Records with drawing code

----

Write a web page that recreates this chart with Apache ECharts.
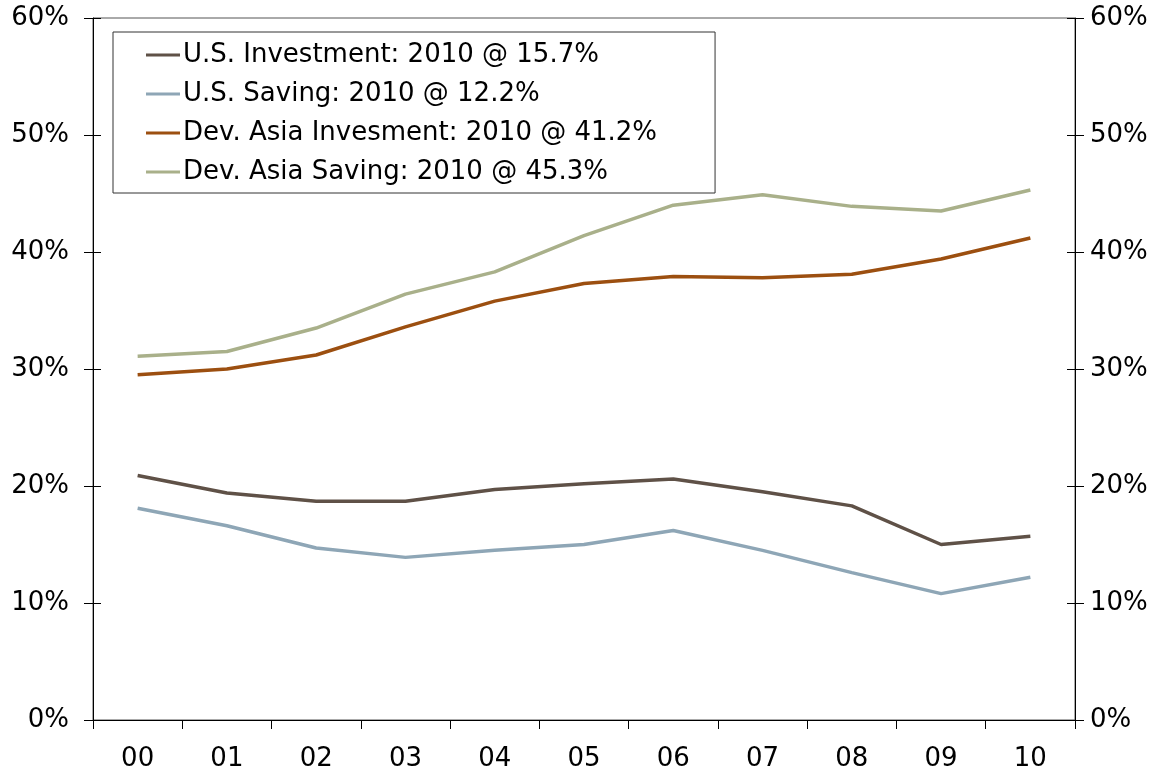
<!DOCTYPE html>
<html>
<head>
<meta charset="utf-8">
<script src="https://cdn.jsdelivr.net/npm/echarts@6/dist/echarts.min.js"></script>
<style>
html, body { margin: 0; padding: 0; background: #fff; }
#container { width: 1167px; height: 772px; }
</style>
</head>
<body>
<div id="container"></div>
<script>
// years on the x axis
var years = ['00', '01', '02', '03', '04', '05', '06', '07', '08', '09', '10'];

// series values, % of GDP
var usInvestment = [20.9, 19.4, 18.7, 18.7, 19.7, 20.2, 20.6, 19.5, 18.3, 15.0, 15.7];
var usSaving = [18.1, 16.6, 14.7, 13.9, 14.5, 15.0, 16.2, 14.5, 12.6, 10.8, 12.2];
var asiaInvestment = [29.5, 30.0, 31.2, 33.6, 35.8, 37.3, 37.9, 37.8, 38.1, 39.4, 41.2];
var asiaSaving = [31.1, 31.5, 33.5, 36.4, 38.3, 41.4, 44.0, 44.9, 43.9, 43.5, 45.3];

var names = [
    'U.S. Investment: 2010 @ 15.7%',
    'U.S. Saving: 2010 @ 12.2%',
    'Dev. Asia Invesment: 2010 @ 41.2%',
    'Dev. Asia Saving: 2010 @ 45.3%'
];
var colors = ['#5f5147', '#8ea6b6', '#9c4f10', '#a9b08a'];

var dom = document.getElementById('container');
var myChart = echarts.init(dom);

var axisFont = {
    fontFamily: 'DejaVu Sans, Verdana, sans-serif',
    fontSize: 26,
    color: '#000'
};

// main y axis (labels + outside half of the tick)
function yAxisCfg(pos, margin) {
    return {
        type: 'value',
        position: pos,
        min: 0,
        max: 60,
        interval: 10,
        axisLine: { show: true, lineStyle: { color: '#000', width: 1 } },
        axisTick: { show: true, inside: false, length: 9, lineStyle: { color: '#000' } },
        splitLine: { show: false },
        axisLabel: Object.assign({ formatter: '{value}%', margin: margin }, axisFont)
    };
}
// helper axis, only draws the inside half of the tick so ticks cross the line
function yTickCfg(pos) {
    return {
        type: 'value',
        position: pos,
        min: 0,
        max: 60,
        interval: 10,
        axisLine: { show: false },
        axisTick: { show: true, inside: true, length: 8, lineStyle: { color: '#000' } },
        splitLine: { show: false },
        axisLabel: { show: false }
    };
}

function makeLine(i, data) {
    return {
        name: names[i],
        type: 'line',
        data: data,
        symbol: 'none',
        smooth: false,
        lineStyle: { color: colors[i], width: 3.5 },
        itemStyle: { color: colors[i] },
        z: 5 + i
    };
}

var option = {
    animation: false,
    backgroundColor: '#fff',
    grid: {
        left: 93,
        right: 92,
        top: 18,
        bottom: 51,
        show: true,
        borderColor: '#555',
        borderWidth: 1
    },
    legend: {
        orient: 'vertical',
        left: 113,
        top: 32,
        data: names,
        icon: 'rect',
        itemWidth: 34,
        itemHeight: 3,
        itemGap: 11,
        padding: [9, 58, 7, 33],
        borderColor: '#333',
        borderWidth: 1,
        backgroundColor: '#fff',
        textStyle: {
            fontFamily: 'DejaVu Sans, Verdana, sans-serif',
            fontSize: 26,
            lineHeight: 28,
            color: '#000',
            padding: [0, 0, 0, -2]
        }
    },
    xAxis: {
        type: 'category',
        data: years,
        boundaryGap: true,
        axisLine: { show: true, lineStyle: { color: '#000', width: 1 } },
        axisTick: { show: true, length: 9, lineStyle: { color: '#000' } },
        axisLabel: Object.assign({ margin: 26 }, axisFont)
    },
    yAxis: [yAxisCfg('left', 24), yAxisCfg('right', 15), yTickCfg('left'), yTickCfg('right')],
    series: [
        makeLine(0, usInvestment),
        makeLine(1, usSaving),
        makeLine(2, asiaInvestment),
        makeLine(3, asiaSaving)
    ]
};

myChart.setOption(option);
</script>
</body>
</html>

----

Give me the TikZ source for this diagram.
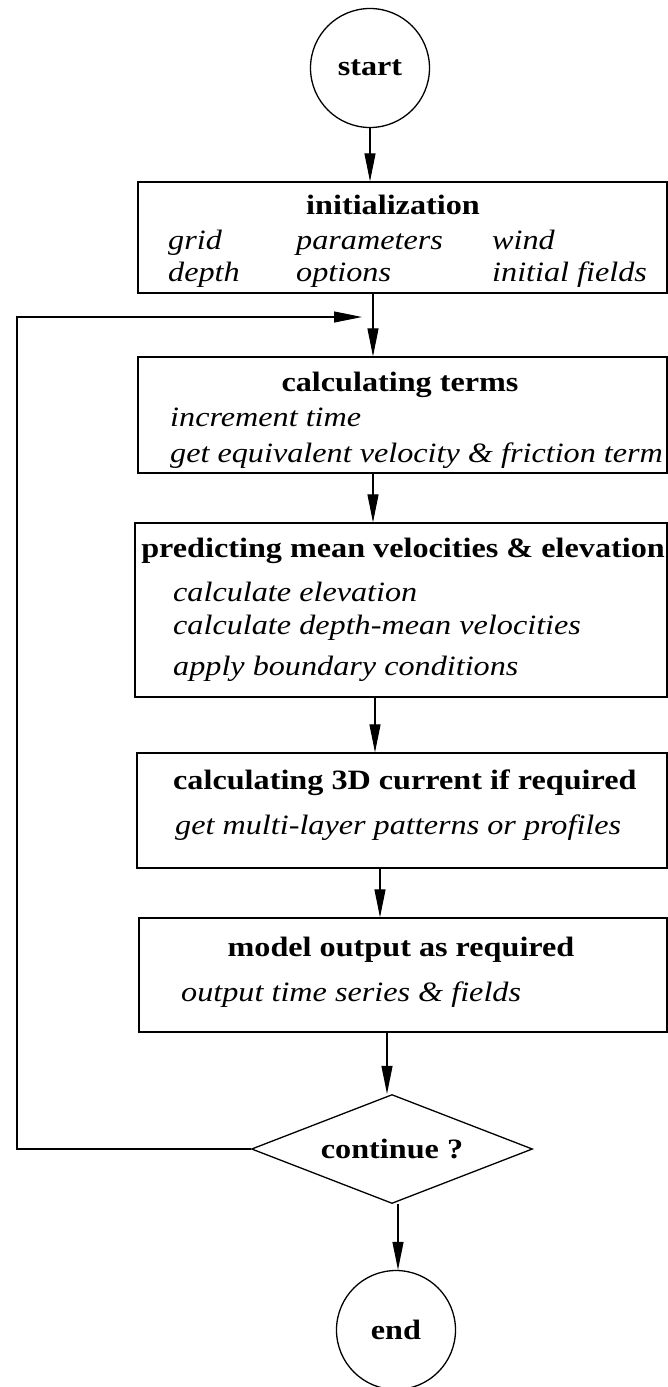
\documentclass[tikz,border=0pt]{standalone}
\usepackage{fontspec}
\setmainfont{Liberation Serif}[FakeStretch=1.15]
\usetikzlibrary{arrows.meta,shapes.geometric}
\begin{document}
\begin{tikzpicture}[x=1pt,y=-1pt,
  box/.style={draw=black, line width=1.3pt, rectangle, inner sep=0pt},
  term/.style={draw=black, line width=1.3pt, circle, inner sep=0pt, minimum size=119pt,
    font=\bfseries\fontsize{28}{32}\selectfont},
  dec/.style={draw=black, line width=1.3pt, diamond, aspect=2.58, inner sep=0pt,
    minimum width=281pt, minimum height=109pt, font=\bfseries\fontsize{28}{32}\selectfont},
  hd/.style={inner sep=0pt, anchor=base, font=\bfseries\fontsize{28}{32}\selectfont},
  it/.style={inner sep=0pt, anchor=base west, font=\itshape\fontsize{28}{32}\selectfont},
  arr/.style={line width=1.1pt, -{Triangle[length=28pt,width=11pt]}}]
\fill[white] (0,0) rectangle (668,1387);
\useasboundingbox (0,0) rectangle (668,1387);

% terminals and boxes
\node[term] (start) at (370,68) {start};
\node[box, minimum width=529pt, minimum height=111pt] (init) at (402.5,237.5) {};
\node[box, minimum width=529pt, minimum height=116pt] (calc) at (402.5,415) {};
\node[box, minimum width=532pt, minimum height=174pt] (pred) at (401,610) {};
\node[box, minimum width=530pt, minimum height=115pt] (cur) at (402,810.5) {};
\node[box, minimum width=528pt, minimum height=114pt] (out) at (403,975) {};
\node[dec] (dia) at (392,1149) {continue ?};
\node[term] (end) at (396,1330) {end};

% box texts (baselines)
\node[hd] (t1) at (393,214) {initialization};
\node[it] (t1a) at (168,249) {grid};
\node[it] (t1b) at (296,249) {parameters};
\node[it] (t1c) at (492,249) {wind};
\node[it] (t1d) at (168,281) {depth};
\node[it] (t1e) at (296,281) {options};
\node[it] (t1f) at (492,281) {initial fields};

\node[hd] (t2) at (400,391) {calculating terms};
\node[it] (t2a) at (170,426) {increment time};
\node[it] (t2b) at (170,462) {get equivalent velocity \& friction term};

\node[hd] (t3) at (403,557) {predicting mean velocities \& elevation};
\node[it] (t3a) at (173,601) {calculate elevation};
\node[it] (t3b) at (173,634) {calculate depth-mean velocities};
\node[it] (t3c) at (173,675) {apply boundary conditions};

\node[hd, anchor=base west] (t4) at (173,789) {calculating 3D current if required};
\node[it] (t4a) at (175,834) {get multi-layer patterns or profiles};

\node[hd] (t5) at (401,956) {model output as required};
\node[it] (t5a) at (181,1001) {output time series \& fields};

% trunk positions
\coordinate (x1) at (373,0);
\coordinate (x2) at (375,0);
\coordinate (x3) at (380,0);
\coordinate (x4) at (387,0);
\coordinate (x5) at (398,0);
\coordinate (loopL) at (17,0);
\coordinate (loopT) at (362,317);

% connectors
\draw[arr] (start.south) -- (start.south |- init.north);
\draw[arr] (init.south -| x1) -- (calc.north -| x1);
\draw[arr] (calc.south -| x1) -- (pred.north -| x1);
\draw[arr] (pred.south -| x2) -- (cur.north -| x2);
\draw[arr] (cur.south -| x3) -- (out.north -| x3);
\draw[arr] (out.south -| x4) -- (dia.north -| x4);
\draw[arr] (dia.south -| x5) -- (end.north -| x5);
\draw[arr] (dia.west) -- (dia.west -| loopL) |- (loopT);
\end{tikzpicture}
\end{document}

----

#### Given instruction:
Nothing but the lines from the one with "Give me the TikZ source for this diagram." down to the one with "(end) at (396,1330)" should be printed, both of them included. Leave out the pictures.

#### Result:
Give me the TikZ source for this diagram.
\documentclass[tikz,border=0pt]{standalone}
\usepackage{fontspec}
\setmainfont{Liberation Serif}[FakeStretch=1.15]
\usetikzlibrary{arrows.meta,shapes.geometric}
\begin{document}
\begin{tikzpicture}[x=1pt,y=-1pt,
  box/.style={draw=black, line width=1.3pt, rectangle, inner sep=0pt},
  term/.style={draw=black, line width=1.3pt, circle, inner sep=0pt, minimum size=119pt,
    font=\bfseries\fontsize{28}{32}\selectfont},
  dec/.style={draw=black, line width=1.3pt, diamond, aspect=2.58, inner sep=0pt,
    minimum width=281pt, minimum height=109pt, font=\bfseries\fontsize{28}{32}\selectfont},
  hd/.style={inner sep=0pt, anchor=base, font=\bfseries\fontsize{28}{32}\selectfont},
  it/.style={inner sep=0pt, anchor=base west, font=\itshape\fontsize{28}{32}\selectfont},
  arr/.style={line width=1.1pt, -{Triangle[length=28pt,width=11pt]}}]
\fill[white] (0,0) rectangle (668,1387);
\useasboundingbox (0,0) rectangle (668,1387);

% terminals and boxes
\node[term] (start) at (370,68) {start};
\node[box, minimum width=529pt, minimum height=111pt] (init) at (402.5,237.5) {};
\node[box, minimum width=529pt, minimum height=116pt] (calc) at (402.5,415) {};
\node[box, minimum width=532pt, minimum height=174pt] (pred) at (401,610) {};
\node[box, minimum width=530pt, minimum height=115pt] (cur) at (402,810.5) {};
\node[box, minimum width=528pt, minimum height=114pt] (out) at (403,975) {};
\node[dec] (dia) at (392,1149) {continue ?};
\node[term] (end) at (396,1330) {end};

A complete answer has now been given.